How to Use the Score Practically
Think of the stress management score as a recovery gauge rather than a report card. On days when your score is high, your body has capacity for harder workouts, busier schedules, or more demanding tasks. On days when it’s low, prioritizing rest, lighter activity, and better sleep will help you bounce back faster.
Tracking your score alongside your habits can reveal patterns you might not notice otherwise. You might find that your score consistently drops on Mondays after a weekend of late nights, or that it’s reliably higher during weeks when you get 30 minutes of walking each day. These personal patterns are more useful than chasing a specific number.

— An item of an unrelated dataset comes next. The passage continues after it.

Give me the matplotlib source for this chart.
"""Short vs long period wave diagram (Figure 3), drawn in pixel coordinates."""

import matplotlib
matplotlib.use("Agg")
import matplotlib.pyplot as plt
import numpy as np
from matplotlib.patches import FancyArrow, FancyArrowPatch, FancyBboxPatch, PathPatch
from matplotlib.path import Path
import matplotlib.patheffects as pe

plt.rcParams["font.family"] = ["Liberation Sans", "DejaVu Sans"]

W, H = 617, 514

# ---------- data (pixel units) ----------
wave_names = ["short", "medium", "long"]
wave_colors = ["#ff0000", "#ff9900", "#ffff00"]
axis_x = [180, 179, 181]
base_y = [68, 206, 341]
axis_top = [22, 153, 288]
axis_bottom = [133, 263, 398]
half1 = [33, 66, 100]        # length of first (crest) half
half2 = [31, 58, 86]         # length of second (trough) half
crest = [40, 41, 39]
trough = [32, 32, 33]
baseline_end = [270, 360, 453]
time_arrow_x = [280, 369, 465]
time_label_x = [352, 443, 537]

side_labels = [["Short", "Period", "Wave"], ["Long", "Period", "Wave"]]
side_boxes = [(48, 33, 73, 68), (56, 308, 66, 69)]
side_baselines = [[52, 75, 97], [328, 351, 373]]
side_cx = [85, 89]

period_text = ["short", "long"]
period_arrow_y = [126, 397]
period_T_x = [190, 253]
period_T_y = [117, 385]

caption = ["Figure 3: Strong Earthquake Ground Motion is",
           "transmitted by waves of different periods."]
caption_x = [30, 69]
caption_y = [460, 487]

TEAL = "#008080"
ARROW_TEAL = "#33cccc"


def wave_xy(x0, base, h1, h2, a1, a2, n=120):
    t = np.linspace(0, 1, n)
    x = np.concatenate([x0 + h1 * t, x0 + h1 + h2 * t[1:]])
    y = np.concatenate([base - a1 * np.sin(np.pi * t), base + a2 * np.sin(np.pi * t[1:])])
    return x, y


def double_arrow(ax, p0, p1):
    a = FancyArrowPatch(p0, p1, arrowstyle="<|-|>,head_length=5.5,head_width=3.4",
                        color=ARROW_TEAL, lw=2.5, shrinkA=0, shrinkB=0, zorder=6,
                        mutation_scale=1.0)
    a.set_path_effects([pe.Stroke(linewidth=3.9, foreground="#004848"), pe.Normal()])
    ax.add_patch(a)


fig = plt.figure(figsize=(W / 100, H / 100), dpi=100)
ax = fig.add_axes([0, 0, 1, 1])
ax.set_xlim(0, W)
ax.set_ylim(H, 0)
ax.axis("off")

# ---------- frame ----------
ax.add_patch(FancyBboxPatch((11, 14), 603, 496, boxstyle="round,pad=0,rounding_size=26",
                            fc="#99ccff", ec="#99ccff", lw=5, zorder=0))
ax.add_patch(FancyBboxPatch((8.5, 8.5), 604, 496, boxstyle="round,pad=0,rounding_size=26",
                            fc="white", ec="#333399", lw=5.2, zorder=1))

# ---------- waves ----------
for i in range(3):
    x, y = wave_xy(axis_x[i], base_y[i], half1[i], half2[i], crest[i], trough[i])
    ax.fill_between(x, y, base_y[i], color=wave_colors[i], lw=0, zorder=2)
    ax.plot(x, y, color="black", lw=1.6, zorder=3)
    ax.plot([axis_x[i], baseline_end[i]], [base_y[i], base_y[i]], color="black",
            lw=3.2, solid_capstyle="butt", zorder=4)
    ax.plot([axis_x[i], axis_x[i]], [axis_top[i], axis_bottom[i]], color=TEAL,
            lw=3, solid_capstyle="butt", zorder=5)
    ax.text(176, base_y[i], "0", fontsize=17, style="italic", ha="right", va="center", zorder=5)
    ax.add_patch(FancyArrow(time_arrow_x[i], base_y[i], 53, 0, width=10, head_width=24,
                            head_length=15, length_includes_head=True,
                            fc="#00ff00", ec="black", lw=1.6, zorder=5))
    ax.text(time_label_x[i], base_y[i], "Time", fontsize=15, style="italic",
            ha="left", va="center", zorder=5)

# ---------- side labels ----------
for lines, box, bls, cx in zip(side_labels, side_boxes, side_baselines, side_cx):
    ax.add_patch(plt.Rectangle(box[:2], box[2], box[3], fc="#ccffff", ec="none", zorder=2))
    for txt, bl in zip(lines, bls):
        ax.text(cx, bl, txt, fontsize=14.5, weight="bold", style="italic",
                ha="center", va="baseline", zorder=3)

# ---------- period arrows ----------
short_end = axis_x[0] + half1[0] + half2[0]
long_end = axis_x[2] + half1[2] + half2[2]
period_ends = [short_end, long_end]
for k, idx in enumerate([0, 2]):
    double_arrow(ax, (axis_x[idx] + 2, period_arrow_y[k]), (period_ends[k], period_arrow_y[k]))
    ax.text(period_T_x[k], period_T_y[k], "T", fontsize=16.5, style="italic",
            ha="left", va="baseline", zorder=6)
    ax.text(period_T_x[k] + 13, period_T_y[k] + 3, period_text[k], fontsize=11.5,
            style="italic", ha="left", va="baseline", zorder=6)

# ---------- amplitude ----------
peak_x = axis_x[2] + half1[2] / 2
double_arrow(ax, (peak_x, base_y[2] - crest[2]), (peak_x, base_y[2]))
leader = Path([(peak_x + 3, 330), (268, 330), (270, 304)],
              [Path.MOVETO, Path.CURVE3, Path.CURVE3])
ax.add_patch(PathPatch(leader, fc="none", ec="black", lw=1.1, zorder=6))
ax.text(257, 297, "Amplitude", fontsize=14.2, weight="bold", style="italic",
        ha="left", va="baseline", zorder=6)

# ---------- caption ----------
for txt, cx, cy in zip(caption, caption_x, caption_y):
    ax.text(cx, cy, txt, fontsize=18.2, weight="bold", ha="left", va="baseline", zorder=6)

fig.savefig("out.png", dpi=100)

If you want to improve your average score over time, the biggest levers are consistent sleep (both duration and timing), moderate rather than extreme exercise loads, and managing alcohol intake. People who go to bed and wake up at roughly the same time each day tend to see the most stable and highest scores.
Premium vs. Free Access
The basic stress management score is available on compatible Fitbit devices without a Premium subscription. However, the detailed breakdown showing how much each component (exertion, responsiveness, and sleep) contributed to your daily score requires Fitbit Premium. If you’re just looking for a general daily number to guide your recovery decisions, the free version gives you what you need. The Premium breakdown is helpful if you want to pinpoint exactly which factor is dragging your score down on a given day.